Two senior consultants at one of the world’s leading advisory groups have lashed out at Europe’s energy policies, claiming rules both within individual countries and across the continent as a whole have created structurally distorted pricing and dysfunctional markets.
Boston Consulting Group senior partner and managing director Christopher Brognaux and principal Patrick Herhold say energy policy-making throughout the continent suffers from an excessive focus on the micro level without taking into account the impact upon the broader power system, inadequate recognition of the broader economic impact of policy changes, an ineffective and expensive array of programs intended to bolster renewable energy and constantly shifting market dynamics which create uncertainty across the value chain.
The consultants have called on policy makers to let markets determine power prices but say companies should adapt strategies to account for permanent regulatory burdens and uncertainty.
“The energy policies of Europe as a whole and of individual European countries have created a seriously flawed power market,” Brognaux and Herhold said.
“Across the board, well-intentioned initiatives have led to pricing and market distortions that pose significant challenges to industry players and consumers alike. Efforts aimed at achieving the best of all possible worlds—market liberalisation, reduction of carbon-dioxide emissions, and affordability have resulted in policies whose outcomes fail to meet most of their intended objectives.”
The consultants cite a number of examples of what it says are unintended problems created by poorly thought out rules.
Subsidies for solar photovoltaic and wind energy, for example, crowd out necessary conventional backup-generation capacity in existing power markets and in turn necessitate additional support for conventional power plants to ensure the security of supply, they say. Meanwhile, feed-in tariffs and net metering which ensures anyone who owns, for instance, rooftop solar-photovoltaic system earns a set rate from the utility for all the electricity that system generates and feeds into the grid leaves fewer customers to pay the cost of maintaining the grid.
Another example surrounds the closure of nuclear power plants without adequate consideration of how this impacts energy prices and industrial competitiveness.

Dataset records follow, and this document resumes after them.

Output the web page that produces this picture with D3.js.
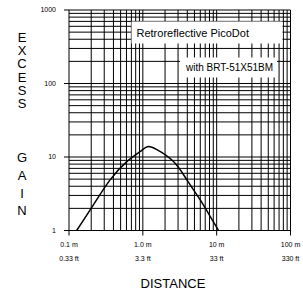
<!DOCTYPE html>
<html lang="en">
<head>
  <meta charset="UTF-8">
  <title>Excess Gain - Retroreflective PicoDot</title>
  <script src="https://d3js.org/d3.v7.min.js"></script>
  <style>
    body { margin: 0; background: #fff; }
    text { font-family: "Liberation Sans", Arial, sans-serif; fill: #000; }
    .grid line { stroke: #000; stroke-width: 1; }
    .tick-label { font-size: 7px; }
    .vtitle { font-size: 13px; writing-mode: vertical-rl; text-orientation: upright; }
  </style>
</head>
<body>
  <svg id="chart" width="303" height="293"></svg>
  <script>
    // curve (distance in m, excess gain)
    const distance = [0.127, 0.214, 0.36, 0.607, 0.918, 1.15, 1.55, 2.6, 3.95, 5.99, 8.19, 10.6];
    const gain = [1.0, 2.23, 4.89, 8.66, 11.8, 13.8, 12.6, 8.66, 4.89, 2.61, 1.55, 1.0];

    const xTicksM = ['0.1 m', '1.0 m', '10 m', '100 m'];
    const xTicksFt = ['0.33 ft', '3.3 ft', '33 ft', '330 ft'];
    const xTickValues = [0.1, 1, 10, 100];
    const yTickValues = [1, 10, 100, 1000];
    const yTitleWords = ['EXCESS', 'GAIN'];

    const svg = d3.select('#chart');
    const plotL = 69, plotR = 290.5, plotT = 10, plotB = 230.5;

    const x = d3.scaleLog().domain([0.1, 100]).range([plotL, plotR]);
    const y = d3.scaleLog().domain([1, 1000]).range([plotB, plotT]);

    // every 1..9 multiple per decade
    const minor = (lo, hi) => {
      const out = [];
      for (let p = lo; p < hi * 0.999; p *= 10) {
        for (let k = 1; k <= 9; k++) out.push(p * k);
      }
      out.push(hi);
      return out;
    };
    const isMajor = (d, list) => list.some(v => Math.abs(v - d) / v < 1e-6);

    const grid = svg.append('g').attr('class', 'grid');
    grid.selectAll('.v').data(minor(0.1, 100)).enter().append('line')
      .attr('x1', d => x(d)).attr('x2', d => x(d))
      .attr('y1', plotT)
      .attr('y2', d => isMajor(d, xTickValues) ? plotB + 5 : plotB);
    grid.selectAll('.h').data(minor(1, 1000)).enter().append('line')
      .attr('y1', d => y(d)).attr('y2', d => y(d))
      .attr('x1', d => isMajor(d, yTickValues) ? plotL - 5 : plotL)
      .attr('x2', plotR);

    // label boxes
    svg.append('rect').attr('x', 131.5).attr('y', 21.5).attr('width', 151).attr('height', 22).attr('fill', '#fff');
    svg.append('text').attr('x', 136.5).attr('y', 36.5).style('font-size', '11px').text('Retroreflective PicoDot');
    svg.append('rect').attr('x', 180).attr('y', 57.5).attr('width', 97).attr('height', 20).attr('fill', '#fff');
    svg.append('text').attr('x', 186).attr('y', 71).style('font-size', '10px').text('with BRT-51X51BM');

    // curve
    const pts = distance.map((d, i) => [x(d), y(gain[i])]);
    svg.append('path')
      .attr('d', d3.line().curve(d3.curveNatural)(pts))
      .attr('fill', 'none')
      .attr('stroke', '#000')
      .attr('stroke-width', 1.5);

    // y tick labels
    svg.selectAll('.ylab').data(yTickValues).enter().append('text')
      .attr('class', 'tick-label')
      .attr('x', 56).attr('y', d => y(d)).attr('dy', '0.35em')
      .attr('text-anchor', 'end')
      .text(d => d);

    // x tick labels, two rows
    svg.selectAll('.xlab').data(xTickValues).enter().append('text')
      .attr('class', 'tick-label')
      .attr('x', d => x(d)).attr('y', 247)
      .attr('text-anchor', 'middle')
      .text((d, i) => xTicksM[i]);
    svg.selectAll('.xlab2').data(xTickValues).enter().append('text')
      .attr('class', 'tick-label')
      .attr('x', d => x(d)).attr('y', 261)
      .attr('text-anchor', 'middle')
      .text((d, i) => xTicksFt[i]);

    svg.append('text').attr('x', 173).attr('y', 288)
      .attr('text-anchor', 'middle').style('font-size', '13px')
      .text('DISTANCE');

    // stacked vertical axis title, one word per text
    svg.selectAll('.ytitle').data(yTitleWords).enter().append('text')
      .attr('class', 'vtitle')
      .attr('x', 22)
      .attr('y', (d, i) => i === 0 ? 30 : 150)
      .style('letter-spacing', (d, i) => i === 0 ? '-1.8px' : '2.8px')
      .text(d => d);
  </script>
</body>
</html>
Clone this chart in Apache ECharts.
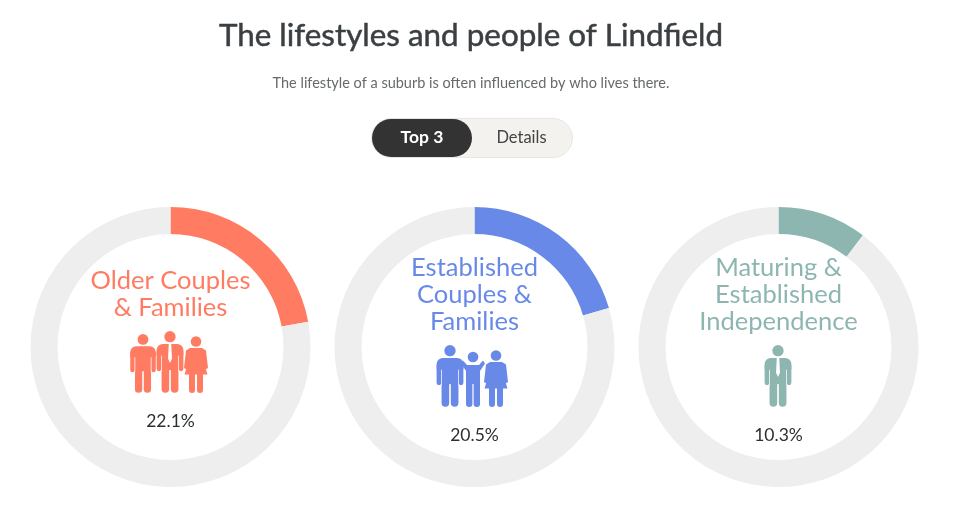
<!DOCTYPE html>
<html>
<head>
<meta charset="utf-8">
<title>The lifestyles and people of Lindfield</title>
<script src="https://cdn.jsdelivr.net/npm/echarts@6/dist/echarts.min.js"></script>
<style>
html, body { margin: 0; padding: 0; background: #fff; }
#chart { width: 956px; height: 510px; }
</style>
</head>
<body>
<div id="chart"></div>
<script>
const titleText = 'The lifestyles and people of Lindfield';
const subtitleText = 'The lifestyle of a suburb is often influenced by who lives there.';
const tabLabels = ['Top 3', 'Details'];
const segmentNames = ['Older Couples\n& Families', 'Established\nCouples &\nFamilies', 'Maturing &\nEstablished\nIndependence'];
const segmentShares = [22.1, 20.5, 10.3];
const segmentColors = ['#ff7b61', '#6889e8', '#8db6b1'];

const fontName = 'Lato, "Noto Sans", sans-serif';
const ringColor = '#eeeeee';
const ringCenters = [170.5, 474.5, 778.5];
const ringY = 347;
const nameY = [294, 294.5, 294.5];
const shareY = [421, 435, 435];

// icon helpers, every figure is drawn around x = 0 with y = 0 at the top of the head
function bar(x, y, w, h, r, fill) {
  return { type: 'rect', shape: { x: x, y: y, width: w, height: h, r: r }, style: { fill: fill } };
}
function poly(points, fill) {
  return { type: 'polygon', shape: { points: points }, style: { fill: fill } };
}
function head(y, r, fill) {
  return { type: 'circle', shape: { cx: 0, cy: y, r: r }, style: { fill: fill } };
}
function manParts(c, hasTie) {
  const parts = [
    head(5.5, 5.5, c),
    bar(-13, 12.5, 26, 11, [6, 6, 0, 0], c),
    bar(-13, 18, 4.6, 21, 2.3, c),
    bar(8.4, 18, 4.6, 21, 2.3, c),
    bar(-8.6, 18, 17.2, 20, 0, c),
    bar(-8.2, 30, 7.4, 30, [0, 0, 3.6, 3.6], c),
    bar(0.8, 30, 7.4, 30, [0, 0, 3.6, 3.6], c),
    bar(-8.6, 24, 0.7, 15, 0, '#fff'),
    bar(7.9, 24, 0.7, 15, 0, '#fff')
  ];
  if (hasTie) parts.push(poly([[-1.2, 12.5], [1.2, 12.5], [1.9, 27], [0, 31], [-1.9, 27]], '#fff'));
  return parts;
}
function womanParts(c) {
  return [
    head(5.5, 5.3, c),
    poly([[-6, 12], [6, 12], [10, 14.5], [12, 32], [9.5, 33.5], [8, 27], [11.5, 38.5], [-11.5, 38.5], [-8, 27], [-9.5, 33.5], [-12, 32], [-10, 14.5]], c),
    bar(-7, 36, 6, 21, [0, 0, 3, 3], c),
    bar(1, 36, 6, 21, [0, 0, 3, 3], c)
  ];
}
function childParts(c) {
  return [
    head(5, 5.3, c),
    poly([[-6, 13], [6, 13], [10, 8.5], [12, 11.5], [7, 19], [-7, 19], [-12, 11.5], [-10, 8.5]], c),
    bar(-7, 18, 14, 14, 0, c),
    bar(-7, 28, 6.4, 27, [0, 0, 3, 3], c),
    bar(0.6, 28, 6.4, 27, [0, 0, 3, 3], c)
  ];
}
function person(parts, x, y, scale) {
  return { type: 'group', x: x, y: y, scaleX: scale, scaleY: scale, children: parts };
}

const icons = [
  person(manParts(segmentColors[0], false), 143, 334, 0.98),
  person(manParts(segmentColors[0], true), 170, 331, 1.03),
  person(womanParts(segmentColors[0]), 196, 336, 1.0),
  person(manParts(segmentColors[1], false), 450, 345, 1.03),
  person(childParts(segmentColors[1]), 473, 352, 1.0),
  person(womanParts(segmentColors[1]), 496, 350, 1.0),
  person(manParts(segmentColors[2], true), 778, 345, 1.03)
];

const chart = echarts.init(document.getElementById('chart'), null, { renderer: 'canvas' });

chart.setOption({
  animation: false,
  series: segmentShares.map((share, i) => ({
    type: 'pie',
    silent: true,
    center: [ringCenters[i], ringY],
    radius: [113, 140],
    startAngle: 90,
    clockwise: true,
    label: { show: false },
    labelLine: { show: false },
    data: [
      { name: segmentNames[i], value: share, itemStyle: { color: segmentColors[i] } },
      { name: 'rest', value: 100 - share, itemStyle: { color: ringColor } }
    ]
  })),
  graphic: [
    { type: 'text', x: 471, y: 36, style: { text: titleText, font: '31.4px ' + fontName, fill: '#3a3f42', stroke: '#3a3f42', lineWidth: 0.5, textAlign: 'center', textVerticalAlign: 'middle' } },
    { type: 'text', x: 471, y: 83, style: { text: subtitleText, font: '14.5px ' + fontName, fill: '#666a6c', textAlign: 'center', textVerticalAlign: 'middle' } },
    { type: 'rect', shape: { x: 371.5, y: 118.5, width: 201, height: 39, r: 19.5 }, style: { fill: '#f4f2ee', stroke: '#e8e6e0', lineWidth: 1 } },
    { type: 'rect', shape: { x: 372, y: 119, width: 100, height: 38, r: 19 }, style: { fill: '#333333' } },
    { type: 'text', x: 422, y: 137.5, style: { text: tabLabels[0], font: 'bold 17.5px ' + fontName, fill: '#ffffff', textAlign: 'center', textVerticalAlign: 'middle' } },
    { type: 'text', x: 521.5, y: 137.5, style: { text: tabLabels[1], font: '16.5px ' + fontName, fill: '#444444', textAlign: 'center', textVerticalAlign: 'middle' } }
  ].concat(segmentNames.map((name, i) => ({
    type: 'text', x: ringCenters[i], y: nameY[i],
    style: { text: name, font: '25.5px ' + fontName, lineHeight: 27, fill: segmentColors[i], textAlign: 'center', textVerticalAlign: 'middle' }
  }))).concat(segmentShares.map((share, i) => ({
    type: 'text', x: ringCenters[i], y: shareY[i],
    style: { text: share.toFixed(1) + '%', font: '17.5px ' + fontName, fill: '#2b2f31', textAlign: 'center', textVerticalAlign: 'middle' }
  }))).concat(icons)
});
</script>
</body>
</html>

The consultants' views come amid reports that EU energy and environment ministers are working to reach a deal for policy plans and goals for the year 2030 before a planned summit on October 23-24, which is said to include a binding goal to cut greenhouse gases by 40 per cent by 2030, boost the EU wide share of renewables in energy consumption to 27 per cent and extend targeted energy savings of 20 per cent by 2020 to 30 per cent by 2030.
While many environmentalists would no doubt support some or all of these measures, some measures have drawn criticism even from those in the science field.
Earlier this year, Harvard Environmental and Economics Program Business and Government director Robert N. Starvins wrote in a blog post that the renewable energy target were actually harmful for both the economy and the environment due to conflicts with other policies such as the Emissions Trading Scheme, as it caused the cap for the ETS to be achieved at a higher cost than would otherwise be the case. He added that it also inhibits greater incentives for climate friendly technological change.
Brognaux and Herhold have called for a market-based system under which payments received by all generators, including renewable energy generators, are tied directly to the market price. Under this system, producers of intermittent sources of renewable energy who are exposed to the market have to hedge to compensate for the low prices they will receive when they produce lots of electricity as well as for the fact that they may not receive any revenues when the sun is not shining and the wind is not blowing.
Still, they are not optimistic about anything like this happening.
“We expect no major shift in policy making as long as security of supply is somehow maintained and the lights stay on,” they wrote. “Such a significant shift would require Europe to acknowledge that its deregulation strategy has been flawed.”